Emergence has been compared to novelty, flexibility, and the creative advancement of a system ( Capra, 2002 ). Novel or new structures, patterns, properties, or processes can emerge during the process of self-organization in a CAS. Examples of emergence include the ways in which termites and ants build large complex structures that appear to have had an architect, designer, or structural engineer guiding the process. The human brain may operate in a similar fashion, as individual neurons (i.e., agents) operate locally and in networks through some simple patterns of reciprocal activation. In both cases, the collective structure or activity cannot be deduced from individual behaviors. These emergent behaviors can be innovative and creative. It is also a possibility that some emergent patterns will not be sustainable or adaptive over the long run.

Complex Adaptive Systems Are Self-Organizing

A cardinal property of a CAS is that it is self-organizing. Most CASs operate on a stability~instability dynamic. Self-organization requires appropriate conditions, often described as far from equilibrium or on the edge of chaos. This terminology indicates a zone that is closer to the instability pole where change can occur. Given its ability to exhibit emergent collective behavior, the CAS can self-organize into novel or new patterns. In this way, it moves away from a simple equilibrium or stable state and activates the nonlinearity inherent in the system. This evolution may lead to a new pattern and change the dynamics of the system. The important concept here is that these activities, behaviors, or patterns come from the CAS without the imposition of a central grand plan or control, or an externally imposed plan.

Control Is Distributed Rather Than Centralized

A characteristic of self-organization in a CAS is distributed control. This term implies that the agents or components do not act through a central agent or blueprint within or outside of the system. There is no central control that is responsible for the behavior or structures that emerge; rather, the CAS is a network of disparate agents exhibiting coherence and the ability to change without central direction or a single intelligent executive function. The commonality in the examples of emergence is that the activity or structure is produced by local interactions, without any central command center. This principle is often referred to as distributed control ( Lindberg et al., 2008 ), previously addressed.

Unexpected complex results from the decentralized local interaction of agents often appear to mimic more centralized organized and planned activities that are evident in a growing number of disciplines ( Paley, 2007 ).

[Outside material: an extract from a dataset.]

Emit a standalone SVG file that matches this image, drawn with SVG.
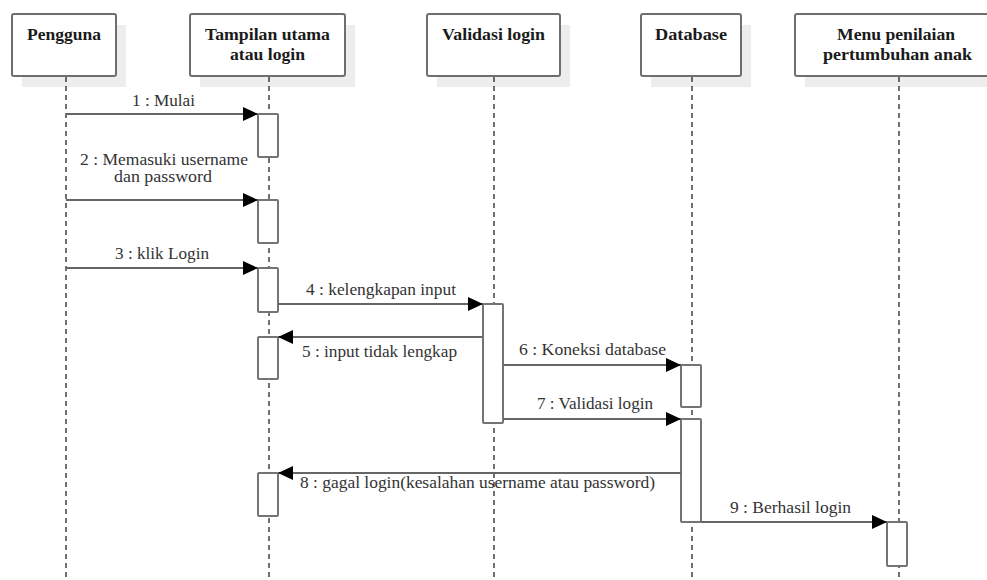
<svg xmlns="http://www.w3.org/2000/svg" width="987" height="580" viewBox="0 0 987 580">
  <defs>
    <marker id="arrow" markerUnits="userSpaceOnUse" markerWidth="16" markerHeight="14" refX="15" refY="7" orient="auto">
      <path d="M0,0 L15,7 L0,14 Z" fill="#000"/>
    </marker>
    <style>
      .shadow { fill: #ededed; }
      .head { fill: #fff; stroke: #6e6e6e; stroke-width: 2; }
      .head-text { font-family: 'Liberation Serif', 'Times New Roman', Times, 'Noto Serif', 'DejaVu Serif', FreeSerif, Georgia, serif; font-size: 16px; font-weight: bold; fill: #1a1a1a; }
      .life { stroke: #111; stroke-width: 1.2; stroke-dasharray: 5 4; fill: none; }
      .act { fill: #fff; stroke: #747474; stroke-width: 2; }
      .msg { stroke: #666; stroke-width: 2; fill: none; marker-end: url(#arrow); }
      .label { font-family: 'Liberation Serif', 'Times New Roman', Times, 'Noto Serif', 'DejaVu Serif', FreeSerif, Georgia, serif; font-size: 16px; fill: #333; }
    </style>
  </defs>
  <rect width="987" height="580" fill="#fff"/>

  <!-- lifeline heads -->
  <g id="pengguna">
    <rect class="shadow" x="22" y="25" width="104" height="62"/>
    <rect class="head" x="12" y="14" width="104" height="62" rx="2"/>
    <text class="head-text" x="27" y="40" textLength="74" lengthAdjust="spacingAndGlyphs">Pengguna</text>
    <line class="life" x1="66" y1="77" x2="66" y2="580"/>
  </g>
  <g id="tampilan">
    <rect class="shadow" x="200" y="25" width="155" height="62"/>
    <rect class="head" x="190" y="14" width="155" height="62" rx="2"/>
    <text class="head-text" x="205" y="40" textLength="125" lengthAdjust="spacingAndGlyphs">Tampilan utama</text>
    <text class="head-text" x="230" y="60" textLength="75" lengthAdjust="spacingAndGlyphs">atau login</text>
    <line class="life" x1="269" y1="77" x2="269" y2="580"/>
  </g>
  <g id="validasi">
    <rect class="shadow" x="437" y="25" width="133" height="62"/>
    <rect class="head" x="427" y="14" width="133" height="62" rx="2"/>
    <text class="head-text" x="442" y="40" textLength="103" lengthAdjust="spacingAndGlyphs">Validasi login</text>
    <line class="life" x1="494" y1="77" x2="494" y2="580"/>
  </g>
  <g id="database">
    <rect class="shadow" x="651" y="25" width="100" height="62"/>
    <rect class="head" x="641" y="14" width="100" height="62" rx="2"/>
    <text class="head-text" x="655" y="40" textLength="72" lengthAdjust="spacingAndGlyphs">Database</text>
    <line class="life" x1="692" y1="77" x2="692" y2="580"/>
  </g>
  <g id="menu">
    <rect class="shadow" x="805" y="25" width="208" height="62"/>
    <rect class="head" x="795" y="14" width="208" height="62" rx="2"/>
    <text class="head-text" x="837" y="40" textLength="118" lengthAdjust="spacingAndGlyphs">Menu penilaian</text>
    <text class="head-text" x="823" y="60" textLength="149" lengthAdjust="spacingAndGlyphs">pertumbuhan anak</text>
    <line class="life" x1="899" y1="77" x2="899" y2="580"/>
  </g>

  <!-- activation bars -->
  <g id="activations">
    <rect class="act" x="258" y="114" width="20" height="43" rx="1"/>
    <rect class="act" x="258" y="200" width="20" height="43" rx="1"/>
    <rect class="act" x="258" y="268" width="20" height="44" rx="1"/>
    <rect class="act" x="483" y="304" width="20" height="119" rx="1"/>
    <rect class="act" x="258" y="337" width="20" height="42" rx="1"/>
    <rect class="act" x="681" y="365" width="20" height="42" rx="1"/>
    <rect class="act" x="681" y="419" width="20" height="103" rx="1"/>
    <rect class="act" x="258" y="473" width="20" height="43" rx="1"/>
    <rect class="act" x="887" y="522" width="20" height="44" rx="1"/>
  </g>

  <!-- messages -->
  <g id="connectors">
    <line class="msg" x1="66" y1="114" x2="258" y2="114"/>
    <line class="msg" x1="66" y1="200" x2="258" y2="200"/>
    <line class="msg" x1="66" y1="268" x2="258" y2="268"/>
    <line class="msg" x1="278" y1="304" x2="483" y2="304"/>
    <line class="msg" x1="483" y1="337" x2="278" y2="337"/>
    <line class="msg" x1="503" y1="365" x2="681" y2="365"/>
    <line class="msg" x1="503" y1="419" x2="681" y2="419"/>
    <line class="msg" x1="681" y1="473" x2="278" y2="473"/>
    <line class="msg" x1="701" y1="522" x2="887" y2="522"/>
  </g>

  <!-- message labels -->
  <g id="labels">
    <text class="label" x="132" y="106" textLength="63" lengthAdjust="spacingAndGlyphs">1 : Mulai</text>
    <text class="label" x="80" y="165" textLength="168" lengthAdjust="spacingAndGlyphs">2 : Memasuki username</text>
    <text class="label" x="114" y="182" textLength="98" lengthAdjust="spacingAndGlyphs">dan password</text>
    <text class="label" x="115" y="259" textLength="94" lengthAdjust="spacingAndGlyphs">3 : klik Login</text>
    <text class="label" x="306" y="295" textLength="150" lengthAdjust="spacingAndGlyphs">4 : kelengkapan input</text>
    <text class="label" x="302" y="357" textLength="155" lengthAdjust="spacingAndGlyphs">5 : input tidak lengkap</text>
    <text class="label" x="519" y="355" textLength="147" lengthAdjust="spacingAndGlyphs">6 : Koneksi database</text>
    <text class="label" x="537" y="409" textLength="116" lengthAdjust="spacingAndGlyphs">7 : Validasi login</text>
    <text class="label" x="300" y="488" textLength="355" lengthAdjust="spacingAndGlyphs">8 : gagal login(kesalahan username atau password)</text>
    <text class="label" x="730" y="513" textLength="121" lengthAdjust="spacingAndGlyphs">9 : Berhasil login</text>
  </g>
</svg>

For example, the brain has approximately 100 billion individual neurons—agents interacting with one another through hormonal and other mediators, which are themselves often localized ( Holt, 2004 ). The individual neurons have no cognitive capacity, but nonlinear interactions between them may generate higher-level cognitive functions. Distributed control is an important characteristic of self-organization. Nevertheless, the self-organization is not always independent of the environment because often it is the environment to which the CAS adapts.